Other special issues on various aspects of the hobby are released on an irregular basis. Titles have included 102 Track Plans for Model Railroaders, How to Build Realistic Layouts, and How to Build More Layout in Less Space.

A bi-monthly web video show, Modeler's Spotlight Video - Inside Cody's Office, is available to magazine subscribers via MR's website. The show introduces new products, offers modeling tips, and a viewer mail segment (along with the occasional blooper at the end).

Many of the blueprints, layout plans, articles on operation and signaling, and methods of construction of bridges, structures and scenery are also collected in books published by Kalmbach Books. These are useful to modelers in general, railroad historians, and are valuable references on the steam and diesel eras.

Past MR articles are also collected in PDF form and distributed via the magazine's website and available through their digital archive.

Model Railroader staff members participated in the production of the Dream-Plan-Build video series, which was offered by subscription.
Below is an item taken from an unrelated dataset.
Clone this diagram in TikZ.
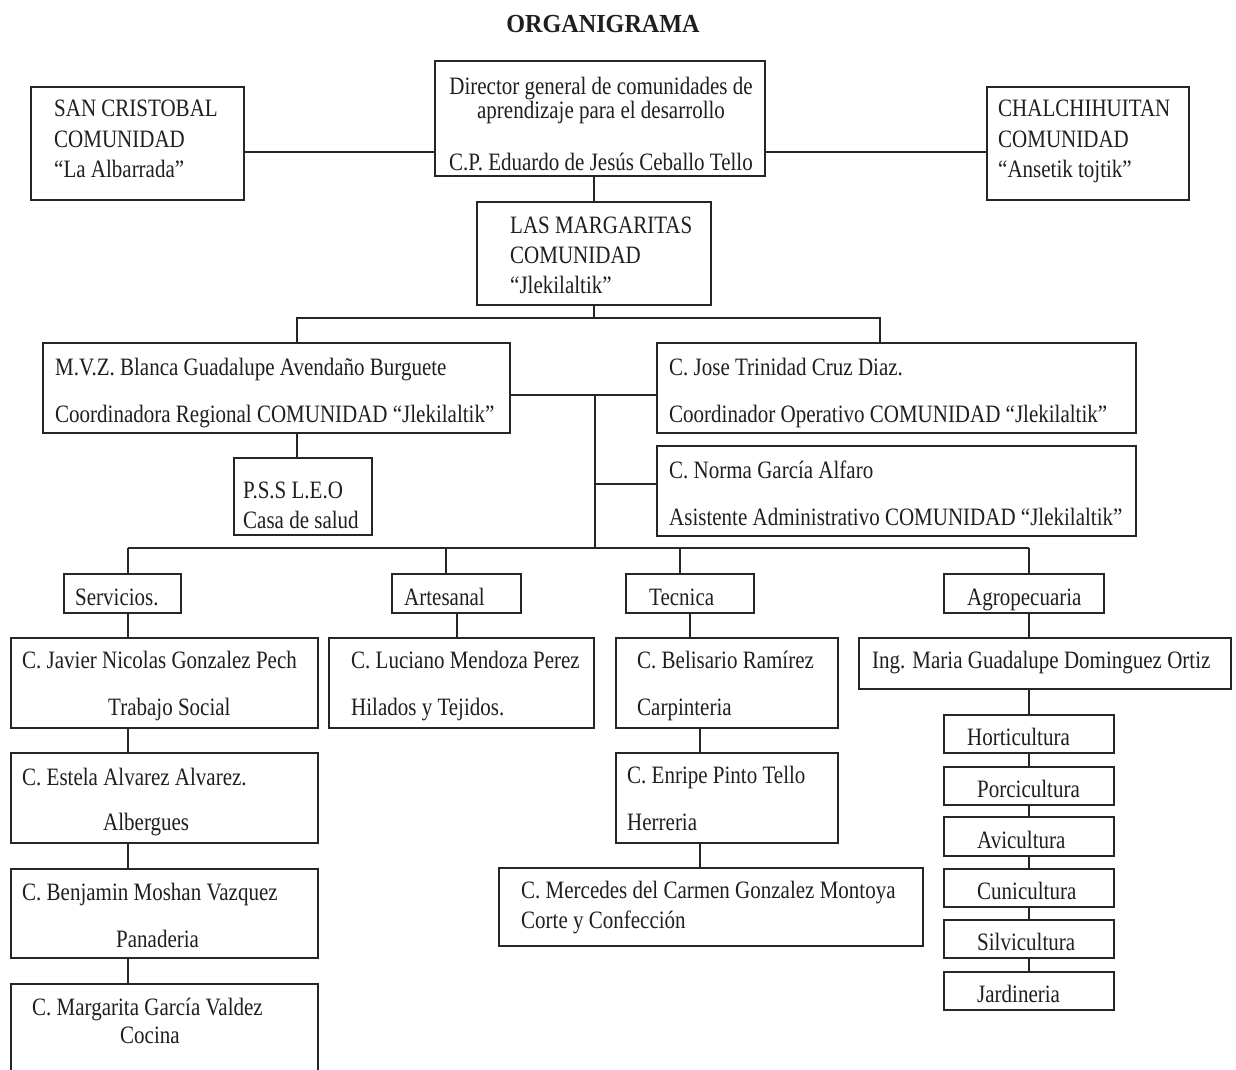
\documentclass[tikz,border=0pt]{standalone}
\usepackage{fontspec}
\setmainfont{Liberation Serif}[FakeStretch=0.84]
\newfontfamily\headfont{Liberation Serif}[FakeStretch=0.93]
\tikzset{
  orgbox/.style={draw=black!85, line width=1.4pt, inner sep=0pt},
  txt/.style={anchor=base west, inner sep=0pt, text=black!88,
    font=\fontsize{25}{30}\selectfont},
  ctxt/.style={txt, anchor=base},
  link/.style={draw=black!85, line width=1.4pt}
}
% box given by its corners (x1,y1) (x2,y2), y growing downwards
\newcommand\orgbox[5]{\node[orgbox, minimum width={(#4-#2)*1pt},
  minimum height={(#5-#3)*1pt}] (#1) at ({(#2+#4)/2},{(#3+#5)/2}) {};}
% one line of text, left end of its baseline at (x,y)
\newcommand\orgtext[4]{\node[txt] (#1) at (#2,#3) {#4};}
\begin{document}
\begin{tikzpicture}[x=1pt, y=-1pt]
\path[use as bounding box] (0,0) rectangle (1236,1070);
\clip (0,0) rectangle (1236,1070);
\fill[white] (0,0) rectangle (1236,1070);

\node[anchor=base, inner sep=0pt, text=black!88,
  font=\headfont\bfseries\fontsize{26}{30}\selectfont] (title) at (603,33) {ORGANIGRAMA};

% boxes
\orgbox{sc}{31}{87}{244}{200}
\orgbox{ch}{987}{87}{1189}{200}
\orgbox{dir}{435}{61}{765}{176}
\orgbox{mar}{477}{202}{711}{305}
\orgbox{bl}{43}{343}{510}{433}
\orgbox{jo}{657}{343}{1136}{433}
\orgbox{no}{657}{446}{1136}{536}
\orgbox{ps}{234}{458}{372}{535}
\orgbox{se}{64}{574}{181}{613}
\orgbox{ar}{392}{574}{521}{613}
\orgbox{te}{626}{574}{754}{613}
\orgbox{ag}{944}{574}{1104}{613}
\orgbox{ja}{11}{638}{318}{728}
\orgbox{lu}{329}{638}{594}{728}
\orgbox{be}{616}{638}{838}{728}
\orgbox{ing}{859}{638}{1231}{689}
\orgbox{es}{11}{753}{318}{843}
\orgbox{en}{616}{753}{838}{843}
\orgbox{bj}{11}{869}{318}{958}
\orgbox{me}{499}{868}{923}{946}
\orgbox{mg}{11}{984}{318}{1085}
\orgbox{ho}{944}{715}{1114}{753}
\orgbox{po}{944}{767}{1114}{805}
\orgbox{av}{944}{817}{1114}{856}
\orgbox{cu}{944}{869}{1114}{907}
\orgbox{si}{944}{920}{1114}{958}
\orgbox{jd}{944}{972}{1114}{1010}

% texts
\orgtext{sc1}{54}{117}{SAN CRISTOBAL}
\orgtext{sc2}{54}{147}{COMUNIDAD}
\orgtext{sc3}{54}{177}{“La Albarrada”}
\orgtext{ch1}{998}{117}{CHALCHIHUITAN}
\orgtext{ch2}{998}{147}{COMUNIDAD}
\orgtext{ch3}{998}{177}{“Ansetik tojtik”}
\node[ctxt] (dir1) at (601,95) {Director general de comunidades de};
\node[ctxt] (dir2) at (601,118) {aprendizaje para el desarrollo};
\node[ctxt] (dir3) at (601,170) {C.P. Eduardo de Jesús Ceballo Tello};
\orgtext{mar1}{510}{233}{LAS MARGARITAS}
\orgtext{mar2}{510}{263}{COMUNIDAD}
\orgtext{mar3}{510}{293}{“Jlekilaltik”}
\orgtext{bl1}{55}{375}{M.V.Z. Blanca Guadalupe Avendaño Burguete}
\orgtext{bl2}{55}{422}{Coordinadora Regional COMUNIDAD “Jlekilaltik”}
\orgtext{jo1}{669}{375}{C. Jose Trinidad Cruz Diaz.}
\orgtext{jo2}{669}{422}{Coordinador Operativo COMUNIDAD “Jlekilaltik”}
\orgtext{no1}{669}{478}{C. Norma García Alfaro}
\orgtext{no2}{669}{525}{Asistente Administrativo COMUNIDAD “Jlekilaltik”}
\orgtext{ps1}{243}{498}{P.S.S L.E.O}
\orgtext{ps2}{243}{528}{Casa de salud}
\orgtext{se1}{75}{605}{Servicios.}
\orgtext{ar1}{404}{605}{Artesanal}
\orgtext{te1}{649}{605}{Tecnica}
\orgtext{ag1}{967}{605}{Agropecuaria}
\orgtext{ja1}{22}{668}{C. Javier Nicolas Gonzalez Pech}
\orgtext{ja2}{108}{715}{Trabajo Social}
\orgtext{lu1}{351}{668}{C. Luciano Mendoza Perez}
\orgtext{lu2}{351}{715}{Hilados y Tejidos.}
\orgtext{be1}{637}{668}{C. Belisario Ramírez}
\orgtext{be2}{637}{715}{Carpinteria}
\orgtext{ing1}{872}{668}{Ing. Maria Guadalupe Dominguez Ortiz}
\orgtext{es1}{22}{785}{C. Estela Alvarez Alvarez.}
\orgtext{es2}{103}{830}{Albergues}
\orgtext{en1}{627}{783}{C. Enripe Pinto Tello}
\orgtext{en2}{627}{830}{Herreria}
\orgtext{bj1}{22}{900}{C. Benjamin Moshan Vazquez}
\orgtext{bj2}{116}{947}{Panaderia}
\orgtext{me1}{521}{898}{C. Mercedes del Carmen Gonzalez Montoya}
\orgtext{me2}{521}{928}{Corte y Confección}
\orgtext{mg1}{32}{1015}{C. Margarita García Valdez}
\orgtext{mg2}{120}{1043}{Cocina}
\orgtext{ho1}{967}{745}{Horticultura}
\orgtext{po1}{977}{797}{Porcicultura}
\orgtext{av1}{977}{848}{Avicultura}
\orgtext{cu1}{977}{899}{Cunicultura}
\orgtext{si1}{977}{950}{Silvicultura}
\orgtext{jd1}{977}{1002}{Jardineria}

% junction points of the connectors
\coordinate (ya) at (0,152);
\coordinate (jb) at (297,318);
\coordinate (jj) at (880,318);
\coordinate (jm) at (595,395);
\coordinate (jn) at (595,484);
\coordinate (jl) at (595,548);
\coordinate (ds) at (128,548);
\coordinate (da) at (446,548);
\coordinate (dt) at (680,548);
\coordinate (dg) at (1029,548);
\coordinate (ca) at (457,0);
\coordinate (ce) at (700,0);

% top level
\draw[link] (sc.east |- ya) -- (dir.west |- ya);
\draw[link] (dir.east |- ya) -- (ch.west |- ya);
\draw[link] (dir.south -| mar.north) -- (mar.north);
\draw[link] (mar.south) -- (mar.south |- jb);
\draw[link] (bl.north -| jb) -- (jb) -- (jj) -- (jo.north -| jj);
\draw[link] (bl.east |- jm) -- (jo.west |- jm);
\draw[link] (jm) -- (jl);
\draw[link] (jn) -- (no.west |- jn);
\draw[link] (bl.south -| jb) -- (ps.north -| jb);

% areas
\draw[link] (ds) -- (dg);
\draw[link] (ds) -- (se.north -| ds);
\draw[link] (da) -- (ar.north -| da);
\draw[link] (dt) -- (te.north -| dt);
\draw[link] (dg) -- (ag.north -| dg);

% Servicios
\draw[link] (se.south -| ds) -- (ja.north -| ds);
\draw[link] (ja.south -| ds) -- (es.north -| ds);
\draw[link] (es.south -| ds) -- (bj.north -| ds);
\draw[link] (bj.south -| ds) -- (mg.north -| ds);

% Artesanal
\draw[link] (ar.south -| ca) -- (lu.north -| ca);

% Tecnica
\draw[link] (te.south) -- (te.south |- be.north);
\draw[link] (be.south -| ce) -- (en.north -| ce);
\draw[link] (en.south -| ce) -- (me.north -| ce);

% Agropecuaria
\draw[link] (ag.south -| dg) -- (ing.north -| dg);
\draw[link] (ing.south -| dg) -- (ho.north -| dg);
\draw[link] (ho.south -| dg) -- (po.north -| dg);
\draw[link] (po.south -| dg) -- (av.north -| dg);
\draw[link] (av.south -| dg) -- (cu.north -| dg);
\draw[link] (cu.south -| dg) -- (si.north -| dg);
\draw[link] (si.south -| dg) -- (jd.north -| dg);
\end{tikzpicture}
\end{document}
The DVDs focused on prototype railroading information, layout visits, and modeling techniques.

Model Railroader also produced Model Railroader Video Plus (MRVP) which does layout tours, tips and tricks, and shows like: Cody's Workshop with Cody Grivno, Drew's Trackside Adventures with Drew Halverson, Off The Rails with Gerry Leone, Ask MRVP with David Popp (now called Ask Trains), Let's Make a Scene with Kathy Millatt, It's My Railroad with Steve Brown, Rehab My Railroad, History According to Hediger with Jim Hediger, The Hills Line with James McNabb, Tuck's Toy Trains with John Truckenbrod and many more. MRVP made its debut back in 2013 and is available to magazine subscribers as part of trains.com.

== Cultural impact ==
The model train hobbyists the magazine has profiled over the years include a number of celebrities, including Michael Gross and Rod Stewart.

Model Railroader also has several other "sister" magazines, also published by Firecrown, including such titles as Trains magazine, Classic Trains, Garden Railways, and Classic Toy Trains. They are often advertised in Model Railroader, and on occasion, an article will refer to these other magazines.